The listing below begins with the first line you should copy; stop after the line containing "var firstYear = 1989;", and drop every picture.

— RAW DATA —
┄┄┄┄┄┄

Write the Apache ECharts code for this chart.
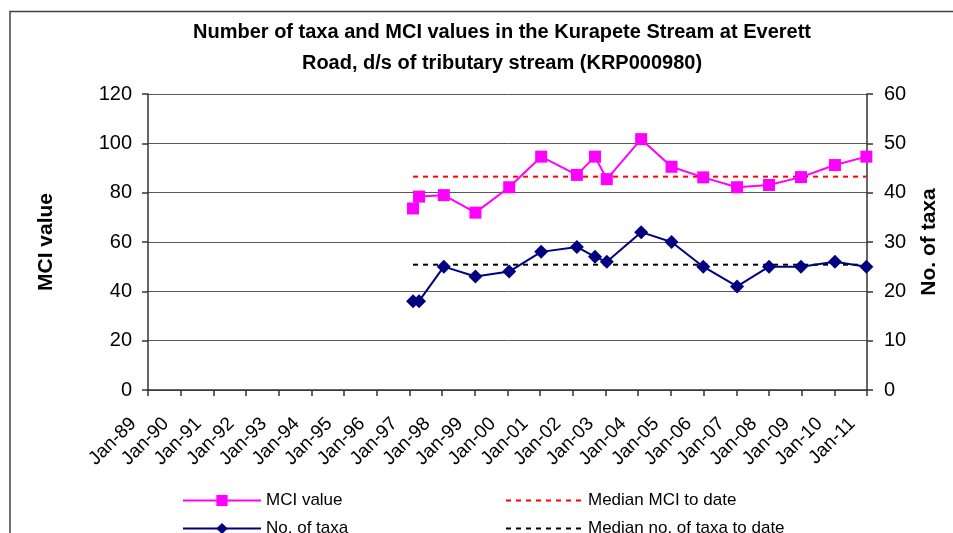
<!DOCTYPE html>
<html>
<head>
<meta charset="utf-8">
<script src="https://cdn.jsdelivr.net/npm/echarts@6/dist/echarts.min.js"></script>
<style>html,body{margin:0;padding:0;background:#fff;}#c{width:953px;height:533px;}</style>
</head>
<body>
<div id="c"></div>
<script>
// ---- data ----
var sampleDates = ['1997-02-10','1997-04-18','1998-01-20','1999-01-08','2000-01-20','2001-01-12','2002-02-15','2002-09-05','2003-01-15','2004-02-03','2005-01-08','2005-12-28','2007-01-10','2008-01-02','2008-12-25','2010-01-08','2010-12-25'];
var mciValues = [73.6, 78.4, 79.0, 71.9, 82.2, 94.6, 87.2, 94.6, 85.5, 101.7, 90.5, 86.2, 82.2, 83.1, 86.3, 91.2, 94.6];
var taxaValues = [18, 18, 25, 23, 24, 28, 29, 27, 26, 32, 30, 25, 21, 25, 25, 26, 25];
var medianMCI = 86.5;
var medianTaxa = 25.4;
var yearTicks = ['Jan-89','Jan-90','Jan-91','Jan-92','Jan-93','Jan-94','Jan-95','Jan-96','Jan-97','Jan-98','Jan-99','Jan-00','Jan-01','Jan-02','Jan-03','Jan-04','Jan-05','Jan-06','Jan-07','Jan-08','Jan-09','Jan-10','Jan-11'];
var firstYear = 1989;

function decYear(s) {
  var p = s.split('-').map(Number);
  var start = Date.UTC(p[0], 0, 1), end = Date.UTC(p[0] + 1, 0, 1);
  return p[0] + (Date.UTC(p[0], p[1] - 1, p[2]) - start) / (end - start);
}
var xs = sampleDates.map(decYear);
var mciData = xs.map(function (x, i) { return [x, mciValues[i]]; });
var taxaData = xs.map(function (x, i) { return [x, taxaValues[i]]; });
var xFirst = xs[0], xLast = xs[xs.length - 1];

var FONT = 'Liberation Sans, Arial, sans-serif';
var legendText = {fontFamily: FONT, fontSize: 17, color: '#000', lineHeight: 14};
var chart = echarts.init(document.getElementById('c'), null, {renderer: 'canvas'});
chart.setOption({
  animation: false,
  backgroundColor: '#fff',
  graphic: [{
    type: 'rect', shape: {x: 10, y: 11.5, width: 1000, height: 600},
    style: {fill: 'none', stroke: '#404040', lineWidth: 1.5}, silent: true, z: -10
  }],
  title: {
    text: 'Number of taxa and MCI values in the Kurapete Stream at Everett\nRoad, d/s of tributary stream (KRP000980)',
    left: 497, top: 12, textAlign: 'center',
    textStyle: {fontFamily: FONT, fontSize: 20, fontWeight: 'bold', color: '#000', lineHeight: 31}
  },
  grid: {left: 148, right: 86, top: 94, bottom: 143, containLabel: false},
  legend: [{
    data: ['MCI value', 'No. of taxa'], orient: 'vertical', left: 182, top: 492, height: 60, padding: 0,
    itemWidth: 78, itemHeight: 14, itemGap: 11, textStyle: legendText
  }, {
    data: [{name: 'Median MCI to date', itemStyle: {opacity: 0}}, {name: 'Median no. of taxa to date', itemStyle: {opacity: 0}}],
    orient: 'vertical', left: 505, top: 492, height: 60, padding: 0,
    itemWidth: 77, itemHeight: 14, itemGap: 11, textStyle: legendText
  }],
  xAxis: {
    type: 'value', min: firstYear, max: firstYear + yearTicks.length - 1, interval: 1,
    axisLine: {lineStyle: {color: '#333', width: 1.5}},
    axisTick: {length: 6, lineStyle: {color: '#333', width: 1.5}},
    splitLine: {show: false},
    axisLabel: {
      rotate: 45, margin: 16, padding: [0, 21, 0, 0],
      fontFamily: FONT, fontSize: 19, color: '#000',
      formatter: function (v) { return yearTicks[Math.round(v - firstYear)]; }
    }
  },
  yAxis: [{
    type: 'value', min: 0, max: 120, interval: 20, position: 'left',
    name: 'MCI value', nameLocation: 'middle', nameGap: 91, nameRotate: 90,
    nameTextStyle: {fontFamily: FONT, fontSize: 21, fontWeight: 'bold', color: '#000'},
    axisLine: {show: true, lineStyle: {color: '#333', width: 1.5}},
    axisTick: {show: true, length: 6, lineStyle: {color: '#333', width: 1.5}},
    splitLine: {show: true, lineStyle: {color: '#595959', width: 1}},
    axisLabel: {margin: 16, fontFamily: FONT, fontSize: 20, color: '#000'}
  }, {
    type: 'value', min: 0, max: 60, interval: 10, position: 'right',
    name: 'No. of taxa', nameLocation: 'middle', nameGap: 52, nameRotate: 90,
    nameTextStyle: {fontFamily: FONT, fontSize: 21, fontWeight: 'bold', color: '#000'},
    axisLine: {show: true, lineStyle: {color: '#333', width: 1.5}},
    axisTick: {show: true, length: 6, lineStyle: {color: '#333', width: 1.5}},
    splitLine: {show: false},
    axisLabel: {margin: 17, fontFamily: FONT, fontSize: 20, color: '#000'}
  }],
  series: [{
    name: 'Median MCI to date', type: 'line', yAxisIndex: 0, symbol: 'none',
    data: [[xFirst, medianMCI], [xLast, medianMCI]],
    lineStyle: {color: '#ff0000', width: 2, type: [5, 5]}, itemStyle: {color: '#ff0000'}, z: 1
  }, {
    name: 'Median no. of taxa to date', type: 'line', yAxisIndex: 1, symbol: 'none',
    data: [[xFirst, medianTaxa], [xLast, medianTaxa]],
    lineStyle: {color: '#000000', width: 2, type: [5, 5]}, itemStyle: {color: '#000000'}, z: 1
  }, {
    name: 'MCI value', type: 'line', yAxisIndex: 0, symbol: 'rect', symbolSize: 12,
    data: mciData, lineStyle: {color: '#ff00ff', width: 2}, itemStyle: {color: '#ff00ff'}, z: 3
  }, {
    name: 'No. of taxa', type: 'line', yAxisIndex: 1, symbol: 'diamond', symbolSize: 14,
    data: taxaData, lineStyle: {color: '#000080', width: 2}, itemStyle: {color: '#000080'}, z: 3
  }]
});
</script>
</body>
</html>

┄┄┄┄┄┄

— COMPLETE ANSWER —
Write the Apache ECharts code for this chart.
<!DOCTYPE html>
<html>
<head>
<meta charset="utf-8">
<script src="https://cdn.jsdelivr.net/npm/echarts@6/dist/echarts.min.js"></script>
<style>html,body{margin:0;padding:0;background:#fff;}#c{width:953px;height:533px;}</style>
</head>
<body>
<div id="c"></div>
<script>
// ---- data ----
var sampleDates = ['1997-02-10','1997-04-18','1998-01-20','1999-01-08','2000-01-20','2001-01-12','2002-02-15','2002-09-05','2003-01-15','2004-02-03','2005-01-08','2005-12-28','2007-01-10','2008-01-02','2008-12-25','2010-01-08','2010-12-25'];
var mciValues = [73.6, 78.4, 79.0, 71.9, 82.2, 94.6, 87.2, 94.6, 85.5, 101.7, 90.5, 86.2, 82.2, 83.1, 86.3, 91.2, 94.6];
var taxaValues = [18, 18, 25, 23, 24, 28, 29, 27, 26, 32, 30, 25, 21, 25, 25, 26, 25];
var medianMCI = 86.5;
var medianTaxa = 25.4;
var yearTicks = ['Jan-89','Jan-90','Jan-91','Jan-92','Jan-93','Jan-94','Jan-95','Jan-96','Jan-97','Jan-98','Jan-99','Jan-00','Jan-01','Jan-02','Jan-03','Jan-04','Jan-05','Jan-06','Jan-07','Jan-08','Jan-09','Jan-10','Jan-11'];
var firstYear = 1989;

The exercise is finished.